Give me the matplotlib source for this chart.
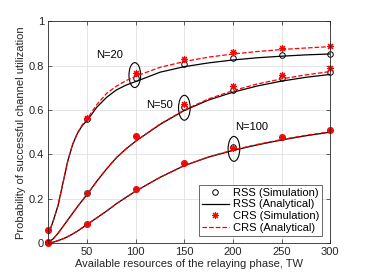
import numpy as np
import matplotlib
matplotlib.use("Agg")
import matplotlib.pyplot as plt
from matplotlib.patches import Ellipse

plt.rcParams['font.family'] = ['Liberation Sans', 'DejaVu Sans']

# simulation points
x_sim = [10, 50, 100, 150, 200, 250, 300]
rss20_sim = [0.06, 0.56, 0.743, 0.805, 0.833, 0.847, 0.853]
crs20_sim = [0.06, 0.565, 0.767, 0.83, 0.86, 0.88, 0.887]
rss50_sim = [0.005, 0.225, 0.485, 0.615, 0.692, 0.745, 0.77]
crs50_sim = [0.005, 0.225, 0.485, 0.628, 0.707, 0.759, 0.788]
rss100_sim = [0.0, 0.085, 0.245, 0.36, 0.432, 0.478, 0.512]
crs100_sim = [0.0, 0.085, 0.245, 0.36, 0.428, 0.478, 0.512]

# analytical curves
x_ana = [10, 15, 20, 25, 30, 35, 40, 45, 50, 60, 70, 80, 90, 100,
         125, 150, 175, 200, 225, 250, 275, 300]
rss20_ana = [0.04, 0.10, 0.17, 0.27, 0.37, 0.445, 0.495, 0.53, 0.553, 0.613, 0.657, 0.69,
             0.712, 0.728, 0.77, 0.795, 0.812, 0.825, 0.835, 0.842, 0.848, 0.852]
crs20_ana = [0.04, 0.10, 0.17, 0.27, 0.37, 0.445, 0.497, 0.534, 0.56, 0.625, 0.675, 0.707,
             0.732, 0.752, 0.792, 0.818, 0.838, 0.852, 0.863, 0.872, 0.879, 0.885]
rss50_ana = [0.005, 0.02, 0.045, 0.075, 0.105, 0.135, 0.165, 0.193, 0.22, 0.28, 0.335, 0.385,
             0.425, 0.46, 0.535, 0.598, 0.645, 0.68, 0.708, 0.73, 0.747, 0.76]
crs50_ana = [0.005, 0.02, 0.045, 0.075, 0.105, 0.135, 0.165, 0.193, 0.22, 0.28, 0.335, 0.385,
             0.425, 0.46, 0.537, 0.60, 0.65, 0.687, 0.717, 0.74, 0.758, 0.773]
rss100_ana = [0.0, 0.005, 0.012, 0.02, 0.03, 0.042, 0.055, 0.07, 0.085, 0.115, 0.145, 0.178,
              0.207, 0.235, 0.297, 0.35, 0.388, 0.418, 0.443, 0.465, 0.484, 0.50]
crs100_ana = [0.0, 0.005, 0.012, 0.02, 0.03, 0.042, 0.055, 0.07, 0.085, 0.115, 0.145, 0.178,
              0.207, 0.235, 0.297, 0.35, 0.389, 0.42, 0.445, 0.467, 0.486, 0.502]

# annotations
labels = ['N=20', 'N=50', 'N=100']
label_xy = [(73, 0.847), (124, 0.622), (219, 0.525)]
ellipse_xy = [(99, 0.757), (150, 0.61), (201, 0.425)]

fig = plt.figure(figsize=(3.66, 2.74), dpi=100)
ax = fig.add_axes([0.132, 0.112, 0.770, 0.811])

fs = 8
ast = (8, 2, 0)

ax.plot(x_sim, rss20_sim, 'o', color='black', mfc='none', ms=4, mew=0.7,
        label='RSS (Simulation)', clip_on=False)
ax.plot(x_ana, rss20_ana, '-', color='black', lw=0.9, label='RSS (Analytical)')
ax.plot(x_sim, crs20_sim, ls='none', marker=ast, color='red', ms=5, mew=0.8,
        label='CRS (Simulation)', clip_on=False)
ax.plot(x_ana, crs20_ana, '--', color='red', lw=0.9, label='CRS (Analytical)')

for rs, ra, cs, ca in [(rss50_sim, rss50_ana, crs50_sim, crs50_ana),
                       (rss100_sim, rss100_ana, crs100_sim, crs100_ana)]:
    ax.plot(x_sim, rs, 'o', color='black', mfc='none', ms=4, mew=0.7, clip_on=False)
    ax.plot(x_ana, ra, '-', color='black', lw=0.9)
    ax.plot(x_sim, cs, ls='none', marker=ast, color='red', ms=5, mew=0.8, clip_on=False)
    ax.plot(x_ana, ca, '--', color='red', lw=0.9)

for txt, (tx, ty), (ex, ey) in zip(labels, label_xy, ellipse_xy):
    ax.text(tx, ty, txt, fontsize=fs, ha='center', va='center')
    ax.add_patch(Ellipse((ex, ey), 12, 0.112, fill=False, edgecolor='black', lw=0.8))

ax.set_xlim(10, 300)
ax.set_ylim(0, 1)
ax.set_xticks([50, 100, 150, 200, 250, 300])
ax.set_yticks([0, 0.2, 0.4, 0.6, 0.8, 1])
ax.set_yticklabels(['0', '0.2', '0.4', '0.6', '0.8', '1'])
ax.grid(True, color='#e0e0e0', lw=0.6)
ax.set_axisbelow(True)
ax.tick_params(direction='in', labelsize=fs, length=3, width=0.5, colors='#262626',
               top=True, right=True, pad=3)
for s in ax.spines.values():
    s.set_color('#262626')
    s.set_linewidth(0.6)

ax.set_xlabel('Available resources of the relaying phase, TW', fontsize=fs, labelpad=1,
              color='#262626')
ax.set_ylabel('Probability of successful channel utilization', fontsize=fs, labelpad=2,
              color='#262626')

leg = ax.legend(loc='lower right', fontsize=fs, frameon=True, fancybox=False,
                edgecolor='#262626', handlelength=2.4, borderaxespad=0.7,
                labelspacing=0.15, borderpad=0.25, handletextpad=0.4)
leg.get_frame().set_linewidth(0.6)

fig.savefig('out.png', dpi=100)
========================================
▶ _PROBLEM DETAILS_: Repeat, word for word and with no pictures, only the lines running from the beginning of the data to the line that contains "plt.rcParams['font.family'] = ['Liberation".

▶ _SOLUTION TO THE EXERCISE_:
Give me the matplotlib source for this chart.
import numpy as np
import matplotlib
matplotlib.use("Agg")
import matplotlib.pyplot as plt
from matplotlib.patches import Ellipse

plt.rcParams['font.family'] = ['Liberation Sans', 'DejaVu Sans']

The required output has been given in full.